| Your task |
Word for word, transcribe the lines below and drop the pictures.

| Dataset extract |
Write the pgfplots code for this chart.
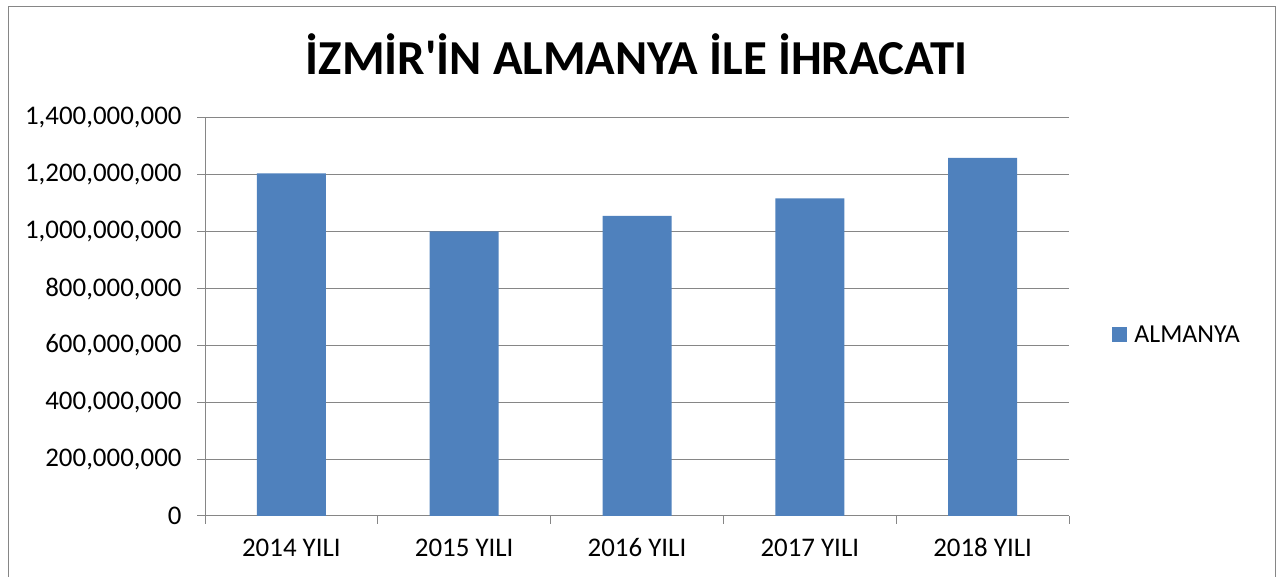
\documentclass[border=0pt]{standalone}
\usepackage{pgfplots}
\pgfplotsset{compat=1.18}
\usepackage{fontspec}
\setmainfont{Carlito}
\newfontfamily\titlefont{Carlito}
\definecolor{barblue}{HTML}{4F81BD}
\definecolor{axgray}{HTML}{868686}
\begin{document}
\begin{tikzpicture}[x=1bp,y=1bp]
\useasboundingbox (0,0) rectangle (1285,577);
\draw[axgray, line width=1.5bp] (8.5,-5) -- (8.5,570.5) -- (1275.5,570.5) -- (1275.5,-5);
\node[anchor=base, inner sep=0pt, font=\titlefont\fontsize{49}{57}\selectfont\bfseries] at (636.5,502) {İZMİR'İN ALMANYA İLE İHRACATI};
\begin{axis}[
  at={(205bp,61bp)}, anchor=south west,
  width=864bp, height=398bp, scale only axis,
  xmin=-0.5, xmax=4.5, ymin=0, ymax=1400000000,
  ytick={0,200000000,400000000,600000000,800000000,1000000000,1200000000,1400000000},
  axis x line*=bottom, axis y line*=left,
  axis line style={axgray, line width=1bp, -},
  ymajorgrids, grid style={axgray, line width=1bp},
  xtick={0,1,2,3,4},
  xticklabels={2014 YILI,2015 YILI,2016 YILI,2017 YILI,2018 YILI},
  major x tick style={draw=none},
  minor xtick={-0.5,0.5,1.5,2.5,3.5,4.5},
  tick align=outside, major tick length=8bp, minor tick length=8bp,
  tick style={axgray, line width=1bp},
  scaled y ticks=false,
  /pgf/number format/assume math mode=true,
  ticklabel style={font=\fontsize{27}{32}\selectfont, text=black},
  yticklabel style={xshift=-12bp, /pgf/number format/.cd, fixed, 1000 sep={,}},
  xticklabel style={anchor=base, inner sep=0pt, yshift=-33bp},
  ybar, bar width=69bp,
  legend style={at={(1.05,0.455)}, anchor=west, draw=none, fill=none,
    font=\fontsize{26}{31}\selectfont, inner sep=0pt, nodes={inner sep=0pt}},
  legend image code/.code={\fill[barblue] (0bp,-7.5bp) rectangle (15bp,7.5bp); \path (22bp,0bp);},
]
\addplot[fill=barblue, draw=none] coordinates {(0,1205000000) (1,1001000000) (2,1056000000) (3,1117000000) (4,1260000000)};
\addlegendentry{ALMANYA}
\end{axis}
\end{tikzpicture}
\end{document}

| Correct answer |
Write the pgfplots code for this chart.
\documentclass[border=0pt]{standalone}
\usepackage{pgfplots}
\pgfplotsset{compat=1.18}
\usepackage{fontspec}
\setmainfont{Carlito}
\newfontfamily\titlefont{Carlito}
\definecolor{barblue}{HTML}{4F81BD}
\definecolor{axgray}{HTML}{868686}
\begin{document}
\begin{tikzpicture}[x=1bp,y=1bp]
\useasboundingbox (0,0) rectangle (1285,577);
\draw[axgray, line width=1.5bp] (8.5,-5) -- (8.5,570.5) -- (1275.5,570.5) -- (1275.5,-5);
\node[anchor=base, inner sep=0pt, font=\titlefont\fontsize{49}{57}\selectfont\bfseries] at (636.5,502) {İZMİR'İN ALMANYA İLE İHRACATI};
\begin{axis}[
  at={(205bp,61bp)}, anchor=south west,
  width=864bp, height=398bp, scale only axis,
  xmin=-0.5, xmax=4.5, ymin=0, ymax=1400000000,
  ytick={0,200000000,400000000,600000000,800000000,1000000000,1200000000,1400000000},
  axis x line*=bottom, axis y line*=left,
  axis line style={axgray, line width=1bp, -},
  ymajorgrids, grid style={axgray, line width=1bp},
  xtick={0,1,2,3,4},
  xticklabels={2014 YILI,2015 YILI,2016 YILI,2017 YILI,2018 YILI},
  major x tick style={draw=none},
  minor xtick={-0.5,0.5,1.5,2.5,3.5,4.5},
  tick align=outside, major tick length=8bp, minor tick length=8bp,
  tick style={axgray, line width=1bp},
  scaled y ticks=false,
  /pgf/number format/assume math mode=true,
  ticklabel style={font=\fontsize{27}{32}\selectfont, text=black},
  yticklabel style={xshift=-12bp, /pgf/number format/.cd, fixed, 1000 sep={,}},
  xticklabel style={anchor=base, inner sep=0pt, yshift=-33bp},
  ybar, bar width=69bp,
  legend style={at={(1.05,0.455)}, anchor=west, draw=none, fill=none,
    font=\fontsize{26}{31}\selectfont, inner sep=0pt, nodes={inner sep=0pt}},
  legend image code/.code={\fill[barblue] (0bp,-7.5bp) rectangle (15bp,7.5bp); \path (22bp,0bp);},
]
\addplot[fill=barblue, draw=none] coordinates {(0,1205000000) (1,1001000000) (2,1056000000) (3,1117000000) (4,1260000000)};
\addlegendentry{ALMANYA}
\end{axis}
\end{tikzpicture}
\end{document}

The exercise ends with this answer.